** START OF Collected material **
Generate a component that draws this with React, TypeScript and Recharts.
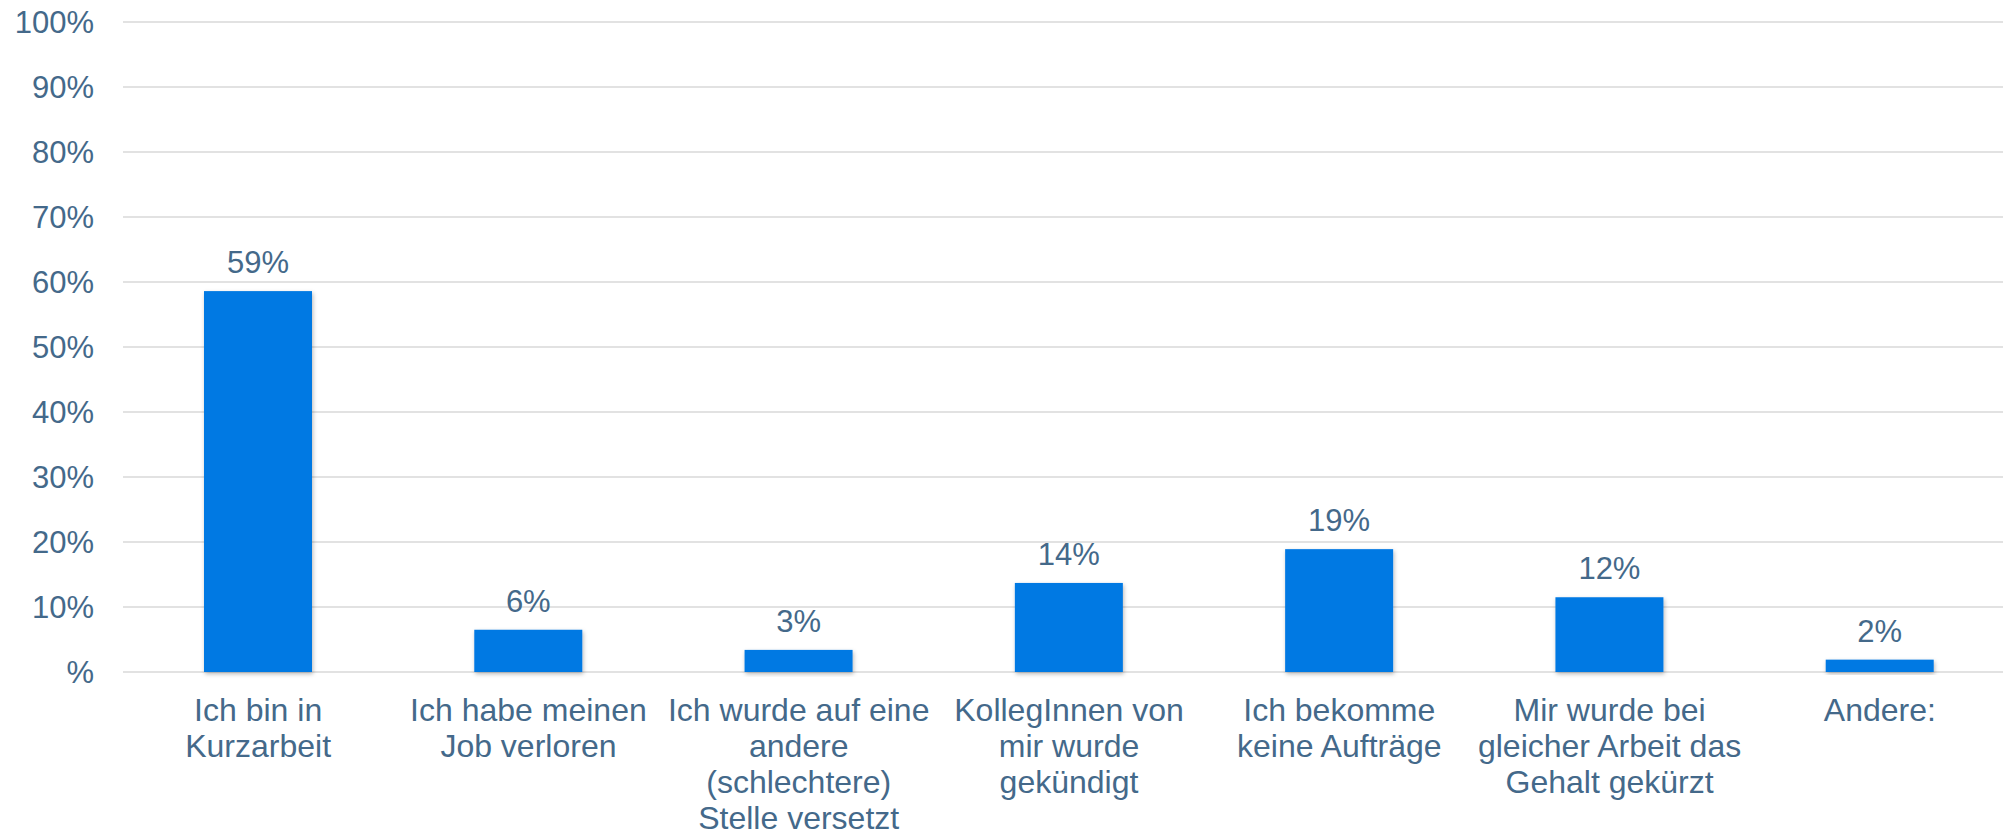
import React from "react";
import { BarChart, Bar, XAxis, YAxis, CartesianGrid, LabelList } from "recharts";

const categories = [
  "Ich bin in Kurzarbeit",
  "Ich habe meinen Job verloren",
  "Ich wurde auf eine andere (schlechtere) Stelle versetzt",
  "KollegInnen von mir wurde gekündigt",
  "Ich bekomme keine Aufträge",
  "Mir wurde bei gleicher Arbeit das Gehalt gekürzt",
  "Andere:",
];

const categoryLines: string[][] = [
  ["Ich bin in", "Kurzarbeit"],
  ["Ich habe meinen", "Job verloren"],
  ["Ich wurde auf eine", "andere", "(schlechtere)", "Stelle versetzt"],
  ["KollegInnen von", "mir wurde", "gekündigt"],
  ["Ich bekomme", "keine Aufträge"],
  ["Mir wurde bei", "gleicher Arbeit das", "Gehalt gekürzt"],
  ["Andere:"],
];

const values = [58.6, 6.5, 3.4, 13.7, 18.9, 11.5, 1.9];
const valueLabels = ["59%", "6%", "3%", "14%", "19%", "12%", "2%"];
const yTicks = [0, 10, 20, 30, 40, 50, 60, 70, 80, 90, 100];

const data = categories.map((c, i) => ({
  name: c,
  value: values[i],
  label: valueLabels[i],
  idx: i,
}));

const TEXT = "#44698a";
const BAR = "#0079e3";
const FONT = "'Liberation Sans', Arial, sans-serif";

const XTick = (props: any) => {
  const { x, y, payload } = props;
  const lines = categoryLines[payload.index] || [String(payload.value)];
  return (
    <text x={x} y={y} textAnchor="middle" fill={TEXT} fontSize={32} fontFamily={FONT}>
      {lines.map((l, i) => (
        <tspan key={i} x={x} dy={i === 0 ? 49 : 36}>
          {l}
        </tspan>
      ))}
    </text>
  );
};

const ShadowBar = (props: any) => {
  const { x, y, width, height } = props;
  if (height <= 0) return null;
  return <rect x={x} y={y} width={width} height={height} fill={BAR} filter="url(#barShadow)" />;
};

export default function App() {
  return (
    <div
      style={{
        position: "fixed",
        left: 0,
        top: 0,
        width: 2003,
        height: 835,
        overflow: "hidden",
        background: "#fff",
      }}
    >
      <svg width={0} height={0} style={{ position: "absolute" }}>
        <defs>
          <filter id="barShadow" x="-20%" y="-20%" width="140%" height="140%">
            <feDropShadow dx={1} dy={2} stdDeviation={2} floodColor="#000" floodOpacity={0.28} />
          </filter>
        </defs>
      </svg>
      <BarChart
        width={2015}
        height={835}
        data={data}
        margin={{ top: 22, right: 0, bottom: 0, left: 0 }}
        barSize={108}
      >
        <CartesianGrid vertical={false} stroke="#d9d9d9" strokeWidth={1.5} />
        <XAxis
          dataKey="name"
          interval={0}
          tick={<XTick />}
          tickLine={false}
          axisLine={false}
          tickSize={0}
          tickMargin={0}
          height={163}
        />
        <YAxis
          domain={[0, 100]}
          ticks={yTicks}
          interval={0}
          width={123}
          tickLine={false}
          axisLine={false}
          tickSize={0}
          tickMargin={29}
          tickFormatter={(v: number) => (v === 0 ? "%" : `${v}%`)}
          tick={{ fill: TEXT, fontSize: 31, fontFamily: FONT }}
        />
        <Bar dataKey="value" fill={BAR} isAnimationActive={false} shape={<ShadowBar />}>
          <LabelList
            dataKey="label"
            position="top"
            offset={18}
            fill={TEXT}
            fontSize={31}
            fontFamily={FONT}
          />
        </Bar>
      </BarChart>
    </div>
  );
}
** END OF Collected material **
Work to be completed => Retype the listing exactly. Pictures do not belong in the copy.

Final result =>
Generate a component that draws this with React, TypeScript and Recharts.
import React from "react";
import { BarChart, Bar, XAxis, YAxis, CartesianGrid, LabelList } from "recharts";

const categories = [
  "Ich bin in Kurzarbeit",
  "Ich habe meinen Job verloren",
  "Ich wurde auf eine andere (schlechtere) Stelle versetzt",
  "KollegInnen von mir wurde gekündigt",
  "Ich bekomme keine Aufträge",
  "Mir wurde bei gleicher Arbeit das Gehalt gekürzt",
  "Andere:",
];

const categoryLines: string[][] = [
  ["Ich bin in", "Kurzarbeit"],
  ["Ich habe meinen", "Job verloren"],
  ["Ich wurde auf eine", "andere", "(schlechtere)", "Stelle versetzt"],
  ["KollegInnen von", "mir wurde", "gekündigt"],
  ["Ich bekomme", "keine Aufträge"],
  ["Mir wurde bei", "gleicher Arbeit das", "Gehalt gekürzt"],
  ["Andere:"],
];

const values = [58.6, 6.5, 3.4, 13.7, 18.9, 11.5, 1.9];
const valueLabels = ["59%", "6%", "3%", "14%", "19%", "12%", "2%"];
const yTicks = [0, 10, 20, 30, 40, 50, 60, 70, 80, 90, 100];

const data = categories.map((c, i) => ({
  name: c,
  value: values[i],
  label: valueLabels[i],
  idx: i,
}));

const TEXT = "#44698a";
const BAR = "#0079e3";
const FONT = "'Liberation Sans', Arial, sans-serif";

const XTick = (props: any) => {
  const { x, y, payload } = props;
  const lines = categoryLines[payload.index] || [String(payload.value)];
  return (
    <text x={x} y={y} textAnchor="middle" fill={TEXT} fontSize={32} fontFamily={FONT}>
      {lines.map((l, i) => (
        <tspan key={i} x={x} dy={i === 0 ? 49 : 36}>
          {l}
        </tspan>
      ))}
    </text>
  );
};

const ShadowBar = (props: any) => {
  const { x, y, width, height } = props;
  if (height <= 0) return null;
  return <rect x={x} y={y} width={width} height={height} fill={BAR} filter="url(#barShadow)" />;
};

export default function App() {
  return (
    <div
      style={{
        position: "fixed",
        left: 0,
        top: 0,
        width: 2003,
        height: 835,
        overflow: "hidden",
        background: "#fff",
      }}
    >
      <svg width={0} height={0} style={{ position: "absolute" }}>
        <defs>
          <filter id="barShadow" x="-20%" y="-20%" width="140%" height="140%">
            <feDropShadow dx={1} dy={2} stdDeviation={2} floodColor="#000" floodOpacity={0.28} />
          </filter>
        </defs>
      </svg>
      <BarChart
        width={2015}
        height={835}
        data={data}
        margin={{ top: 22, right: 0, bottom: 0, left: 0 }}
        barSize={108}
      >
        <CartesianGrid vertical={false} stroke="#d9d9d9" strokeWidth={1.5} />
        <XAxis
          dataKey="name"
          interval={0}
          tick={<XTick />}
          tickLine={false}
          axisLine={false}
          tickSize={0}
          tickMargin={0}
          height={163}
        />
        <YAxis
          domain={[0, 100]}
          ticks={yTicks}
          interval={0}
          width={123}
          tickLine={false}
          axisLine={false}
          tickSize={0}
          tickMargin={29}
          tickFormatter={(v: number) => (v === 0 ? "%" : `${v}%`)}
          tick={{ fill: TEXT, fontSize: 31, fontFamily: FONT }}
        />
        <Bar dataKey="value" fill={BAR} isAnimationActive={false} shape={<ShadowBar />}>
          <LabelList
            dataKey="label"
            position="top"
            offset={18}
            fill={TEXT}
            fontSize={31}
            fontFamily={FONT}
          />
        </Bar>
      </BarChart>
    </div>
  );
}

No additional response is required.